Getting that far has been good, but Chelsea Gray, Haley Peters and the rest of the Blue Devils' five-woman senior class want to go even further during their final season at Duke.
"When you look at the standards that Duke basketball has, it's not Elite Eights. You don't hang banners for Elite Eights," Peters said Friday during the team's preseason media day.
"That's all that's been done, so you get kind of sick being done on that weekend and not being able to go," she added. "The Final Four is the big show, so there's definitely a feeling of unfinished business."
The Blue Devils have been eliminated one step shy of that goal in each of the last four NCAA tournaments, and haven't been to women's basketball's biggest stage since 2006.
Gray, Peters and Tricia Liston have been the program's cornerstones from the day they arrived in 2010, and their college careers have been marked by consistency.

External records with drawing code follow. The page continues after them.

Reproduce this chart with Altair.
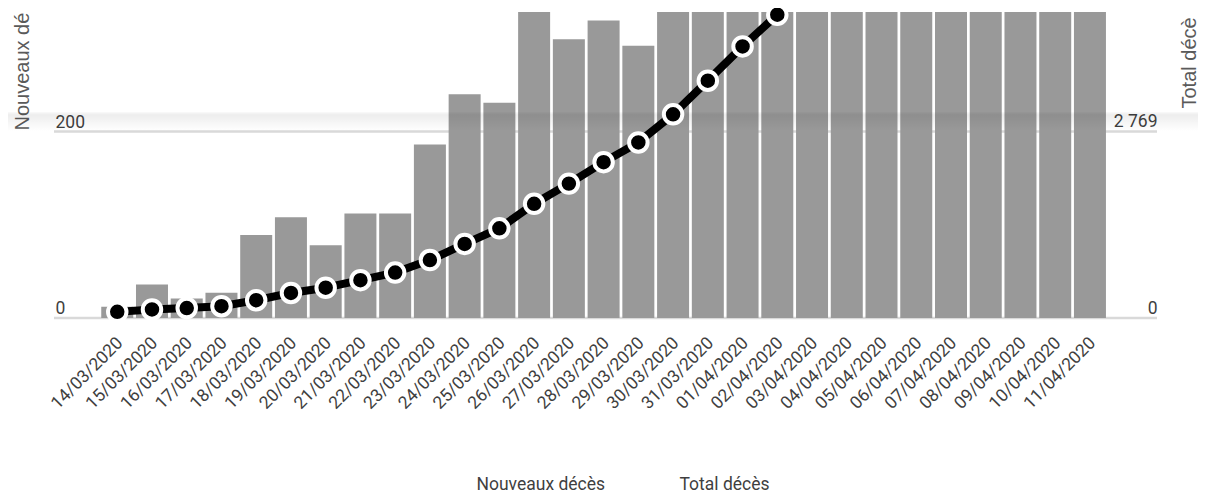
import altair as alt
import pandas as pd

dates = ["14/03/2020", "15/03/2020", "16/03/2020", "17/03/2020", "18/03/2020",
         "19/03/2020", "20/03/2020", "21/03/2020", "22/03/2020", "23/03/2020",
         "24/03/2020", "25/03/2020", "26/03/2020", "27/03/2020", "28/03/2020",
         "29/03/2020", "30/03/2020", "31/03/2020", "01/04/2020", "02/04/2020",
         "03/04/2020", "04/04/2020", "05/04/2020", "06/04/2020", "07/04/2020",
         "08/04/2020", "09/04/2020", "10/04/2020", "11/04/2020"]
nouveaux = [12, 36, 21, 27, 89, 108, 78, 112, 112, 186,
            240, 231, 365, 299, 319, 292, 418, 499, 509, 471,
            588, 1053, 518, 833, 1417, 541, 1341, 987, 635]
total = [91, 127, 148, 175, 264, 372, 450, 562, 674, 860,
         1100, 1331, 1696, 1995, 2314, 2606, 3024, 3523, 4032, 4503,
         5091, 6507, 7560, 8078, 8911, 10328, 10869, 12210, 13832]
series = ["Nouveaux décès", "Total décès"]
left_ticks = [0, 200]
right_ticks = [0, 2769]
left_max = 328.2
right_max = 4543

df = pd.DataFrame({"date": dates, "nouveaux": nouveaux, "total": total,
                   "s_bar": series[0], "s_line": series[1]})
grid_df = pd.DataFrame({"nouveaux": left_ticks})

W, H = 1103, 306
FONT = "Roboto"
LABEL_COLOR = "#3f3f3f"
TITLE_COLOR = "#5a5a5a"

xenc = alt.X("date:N", sort=None,
             scale=alt.Scale(range=[47.25, 1051.95], paddingInner=0.079, paddingOuter=0),
             axis=alt.Axis(title=None, orient="bottom", domain=False, ticks=False, grid=False,
                           labelAngle=-45, labelAlign="right", labelBaseline="middle",
                           labelPadding=22, labelOffset=3, labelFont=FONT, labelFontSize=17.5,
                           labelColor=LABEL_COLOR, labelOverlap=False, labelLimit=300))

color_scale = alt.Scale(domain=series, range=["#999999", "#000000"])
legend = alt.Legend(title=None, orient="none", legendX=405, legendY=464, direction="horizontal",
                    symbolSize=0, symbolOpacity=0, symbolStrokeWidth=0, labelOffset=0,
                    columnPadding=56, padding=0, labelFont=FONT, labelFontSize=17.5,
                    labelColor=LABEL_COLOR)

yleft = alt.Y("nouveaux:Q", scale=alt.Scale(domain=[0, left_max], nice=False, zero=True),
              axis=alt.Axis(orient="left", values=left_ticks, grid=False,
                            domain=False, ticks=False, tickSize=0,
                            labelAlign="left", labelBaseline="alphabetic", labelPadding=-1,
                            labelOffset=-4.5, labelFont=FONT, labelFontSize=17.5,
                            labelColor=LABEL_COLOR,
                            title="Nouveaux dé", titleX=-26, titleY=118, titleAngle=270,
                            titleAlign="left", titleBaseline="alphabetic",
                            titleFont="Liberation Sans", titleFontSize=20,
                            titleFontWeight="normal", titleColor=TITLE_COLOR))

gridlines = alt.Chart(grid_df).mark_rule(color="#d9d9d9", strokeWidth=2.5).encode(
    y=yleft, x=alt.value(0), x2=alt.value(W))

bars = alt.Chart(df).mark_bar(clip=True).encode(
    x=xenc,
    y=yleft,
    color=alt.Color("s_bar:N", scale=color_scale, legend=legend),
)

band = alt.Chart(pd.DataFrame({"k": [0]})).mark_rect(
    clip=False,
    color=alt.LinearGradient(
        gradient="linear", x1=0, x2=0, y1=0, y2=1,
        stops=[alt.GradientStop(color="rgba(0,0,0,0.02)", offset=0),
               alt.GradientStop(color="rgba(0,0,0,0.07)", offset=0.15),
               alt.GradientStop(color="rgba(0,0,0,0.0)", offset=1)]),
).encode(x=alt.value(-54), x2=alt.value(1152), y=alt.value(100), y2=alt.value(119))

yright = alt.Y("total:Q", scale=alt.Scale(domain=[0, right_max], nice=False, zero=True),
               axis=alt.Axis(orient="right", values=right_ticks, grid=False, domain=False,
                             ticks=False, tickSize=0, labelAlign="right",
                             labelBaseline="alphabetic", labelPadding=0, labelOffset=-4.5,
                             labelFont=FONT, labelFontSize=17.5, labelColor=LABEL_COLOR,
                             labelExpr="replace(format(datum.value, ','), ',', ' ')",
                             title="Total décè", titleX=38, titleY=96, titleAngle=270,
                             titleAlign="left", titleBaseline="alphabetic",
                             titleFont="Liberation Sans", titleFontSize=20,
                             titleFontWeight="normal", titleColor=TITLE_COLOR))

line = alt.Chart(df).mark_line(clip=True, strokeWidth=8, strokeJoin="round").encode(
    x=xenc, y=yright,
    color=alt.Color("s_line:N", scale=color_scale, legend=legend),
)
points = alt.Chart(df).mark_circle(fill="black", stroke="white", strokeWidth=4,
                                   size=342, opacity=1).encode(x=xenc, y=alt.Y("total:Q"))

chart = alt.layer(alt.layer(gridlines, bars), band, alt.layer(line, points)).resolve_scale(
    y="independent"
).properties(
    width=W, height=H,
    autosize=alt.AutoSizeParams(type="none"),
    padding={"left": 46, "top": 4, "right": 41, "bottom": 176},
).configure_view(stroke=None)

chart.save("out.html", embed_options={"renderer": "svg", "actions": False})
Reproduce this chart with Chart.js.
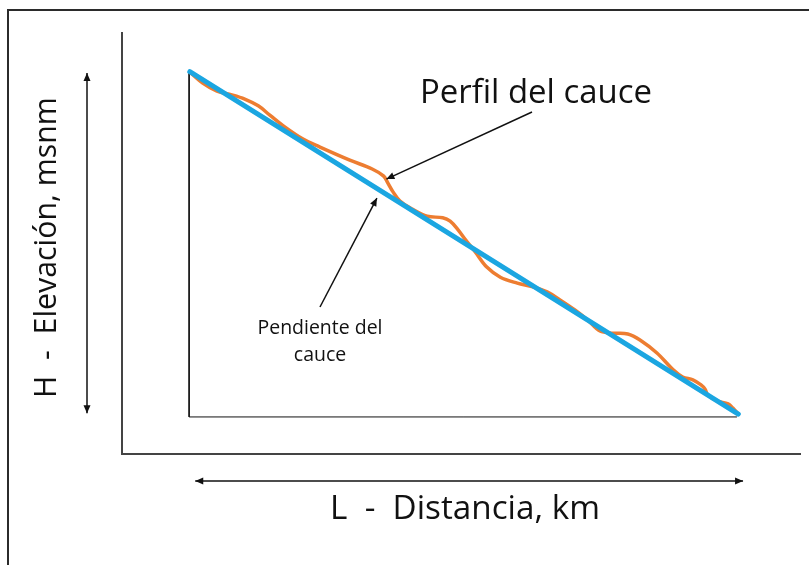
<!DOCTYPE html>
<html>
<head>
<meta charset="utf-8">
<title>Perfil del cauce</title>
<script src="https://cdn.jsdelivr.net/npm/chart.js@4.4.0/dist/chart.umd.min.js"></script>
<style>
  html, body { margin: 0; padding: 0; background: #fff; }
  canvas { display: block; }
</style>
</head>
<body>
<canvas id="chart" width="809" height="565"></canvas>
<script>
// Channel profile (x: distance, y: elevation, both 0-100 along the axes)
const profileDist = [10.0, 11.9, 14.0, 16.2, 18.1, 20.1, 21.8, 24.0, 26.7, 29.2,
  33.6, 36.9, 38.6, 39.2, 40.0, 41.0, 42.8, 45.0, 47.3, 48.4,
  49.6, 50.7, 52.1, 53.8, 55.8, 58.3, 60.6, 62.7, 64.6, 66.8,
  68.7, 70.5, 72.4, 74.6, 76.4, 78.9, 81.3, 82.7, 84.2, 85.4,
  86.0, 86.4, 87.8, 89.4, 90.1, 90.9];
const profileElev = [90.7, 88.1, 86.2, 85.3, 84.3, 82.7, 80.5, 77.7, 74.8, 72.9,
  69.8, 67.7, 66.0, 64.4, 62.2, 60.1, 58.2, 56.5, 56.1, 55.3,
  53.2, 50.8, 48.0, 44.4, 42.0, 40.6, 39.7, 38.5, 36.6, 34.2,
  31.8, 29.2, 28.7, 28.5, 27.1, 24.0, 20.0, 18.3, 17.6, 16.4,
  15.4, 14.0, 12.6, 11.9, 10.9, 9.5];

// Straight slope line (start and end)
const slopeDist = [10.0, 90.9];
const slopeElev = [90.8, 9.5];

// Thin reference corner under the profile
const cornerDist = [9.9, 9.9, 90.7];
const cornerElev = [90.7, 8.8, 8.8];

// Labels
const profileLabel = 'Perfil del cauce';
const slopeLabel = ['Pendiente del', 'cauce'];
const xTitle = 'L  -  Distancia, km';
const yTitle = 'H  -  Elevación, msnm';

const ORANGE = '#ed7d31';
const BLUE = '#1ba6e1';
const FONT = '"Open Sans", "Noto Sans", sans-serif';

function toPoints(xs, ys) {
  return xs.map((x, i) => ({ x: x, y: ys[i] }));
}

// Draw a line with a filled arrow head at the end (and at the start if both)
function arrow(ctx, x1, y1, x2, y2, both) {
  const head = (px, py, ang) => {
    const len = 8, half = 3.5;
    ctx.beginPath();
    ctx.moveTo(px, py);
    ctx.lineTo(px - len * Math.cos(ang) + half * Math.sin(ang), py - len * Math.sin(ang) - half * Math.cos(ang));
    ctx.lineTo(px - len * Math.cos(ang) - half * Math.sin(ang), py - len * Math.sin(ang) + half * Math.cos(ang));
    ctx.closePath();
    ctx.fill();
  };
  const ang = Math.atan2(y2 - y1, x2 - x1);
  ctx.beginPath();
  ctx.moveTo(x1, y1);
  ctx.lineTo(x2, y2);
  ctx.stroke();
  head(x2, y2, ang);
  if (both) head(x1, y1, ang + Math.PI);
}

// Font size that makes the text span a given width
function fitSize(ctx, text, width) {
  ctx.font = '100px ' + FONT;
  return 100 * width / ctx.measureText(text).width;
}

const sketchPlugin = {
  id: 'sketch',
  afterDraw(chart) {
    const ctx = chart.ctx;
    const xs = chart.scales.x, ys = chart.scales.y;
    ctx.save();

    // outer picture frame (top and left edges)
    ctx.strokeStyle = '#2b2b2b';
    ctx.lineWidth = 2;
    ctx.beginPath();
    ctx.moveTo(809, 10);
    ctx.lineTo(8, 10);
    ctx.lineTo(8, 565);
    ctx.stroke();

    ctx.strokeStyle = '#111';
    ctx.fillStyle = '#111';
    ctx.lineWidth = 1.5;

    // dimension arrows
    arrow(ctx, 87, ys.getPixelForValue(90.5), 87, ys.getPixelForValue(9.7), true);
    arrow(ctx, xs.getPixelForValue(10.8), 481, xs.getPixelForValue(91.6), 481, true);

    // callout arrows
    arrow(ctx, 532, 112, xs.getPixelForValue(39.0), ys.getPixelForValue(65.3), false);
    arrow(ctx, 320, 307, xs.getPixelForValue(37.6), ys.getPixelForValue(60.8), false);

    // texts
    ctx.fillStyle = '#111';
    ctx.textBaseline = 'alphabetic';
    ctx.textAlign = 'left';
    let s = fitSize(ctx, profileLabel, 232);
    ctx.font = s + 'px ' + FONT;
    ctx.fillText(profileLabel, 420, 103);

    ctx.textAlign = 'center';
    s = fitSize(ctx, slopeLabel[0], 125);
    ctx.font = s + 'px ' + FONT;
    ctx.fillText(slopeLabel[0], 320, 334);
    ctx.fillText(slopeLabel[1], 320, 361);

    ctx.textAlign = 'left';
    s = fitSize(ctx, xTitle, 270);
    ctx.font = s + 'px ' + FONT;
    ctx.fillText(xTitle, 330, 519);

    s = fitSize(ctx, yTitle, 301);
    ctx.font = s + 'px ' + FONT;
    ctx.translate(56, 398);
    ctx.rotate(-Math.PI / 2);
    ctx.fillText(yTitle, 0, 0);

    ctx.restore();
  }
};

const axisOpts = {
  min: 0,
  max: 100,
  ticks: { display: false },
  grid: { display: false, drawTicks: false },
  border: { display: true, color: '#444', width: 2 }
};

new Chart(document.getElementById('chart'), {
  type: 'scatter',
  data: {
    datasets: [
      {
        label: 'Pendiente del cauce',
        data: toPoints(slopeDist, slopeElev),
        showLine: true,
        borderColor: BLUE,
        borderWidth: 5,
        pointRadius: 0,
        borderCapStyle: 'round'
      },
      {
        label: 'Perfil del cauce',
        data: toPoints(profileDist, profileElev),
        showLine: true,
        borderColor: ORANGE,
        borderWidth: 3.5,
        pointRadius: 0,
        tension: 0.35,
        borderCapStyle: 'round'
      },
      {
        label: 'marco',
        data: toPoints(cornerDist, cornerElev),
        showLine: true,
        borderColor: '#111',
        borderWidth: 1,
        pointRadius: 0
      }
    ]
  },
  options: {
    responsive: false,
    animation: false,
    devicePixelRatio: 1,
    layout: { padding: { left: 122, right: 9, top: 33, bottom: 111 } },
    plugins: {
      legend: { display: false },
      tooltip: { enabled: false }
    },
    scales: {
      x: { ...axisOpts, type: 'linear' },
      y: { ...axisOpts, type: 'linear' }
    }
  },
  plugins: [sketchPlugin]
});
</script>
</body>
</html>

In each of their three years, they've earned the No. 1 seed in the Atlantic Coast Conference tournament and been rewarded with a No. 2 seed in the NCAA tournament — only to be beaten by their region's No. 1 seed with a spot in the Final Four on the line.
The main difference last year was, the Blue Devils had to do it without Gray — the team's unquestioned leader at point guard and ACC co-player of the year who dislocated her right kneecap in a mid-February victory.
Coach Joanne P. McCallie lamented that last year's team was "robbed" of the opportunity to make its run with a healthy Gray, but that injury might have made the Blue Devils a much more formidable team this time around.
Duke slid freshman Alexis Jones over to the point, and she wound up being selected as the MVP of the ACC tournament.
Gray is back now, practicing at full speed, and that makes the Blue Devils so much deeper.
"It definitely gave an opportunity for (Jones) and Tricia to bond as a one-two punch and also for Alexis to grow," Gray said. "She had a big role to fulfill with me going out, and so did Tricia, as far as leading and with the experience of playing in the NCAA tournament — just that experience that I had been used to those three years. I guess it prepares them for this year, and when I get back on the court, it should all naturally click."
The hallmark of this Duke team will be its mix-and-match composition, which McCallie says will make the Blue Devils "harder to guard, harder to scout."
Gray — whom McCallie calls "the most versatile guard in the country, bar none" — can play the two guard spots or small forward. Peters could play either of the two forward positions. Both Liston and Jones can fill both guard roles.
"Everybody has an interesting role," McCallie said, "and it's going to be a nice puzzle to put together."
And if the pieces fit the right way, the Blue Devils could finally break through their personal postseason glass ceiling and get to the Final Four.
Peters says it would be unfair to judge this senior class strictly on whether or not it wins a regional final.
That said, she added: "We're all hungry to finish differently this year."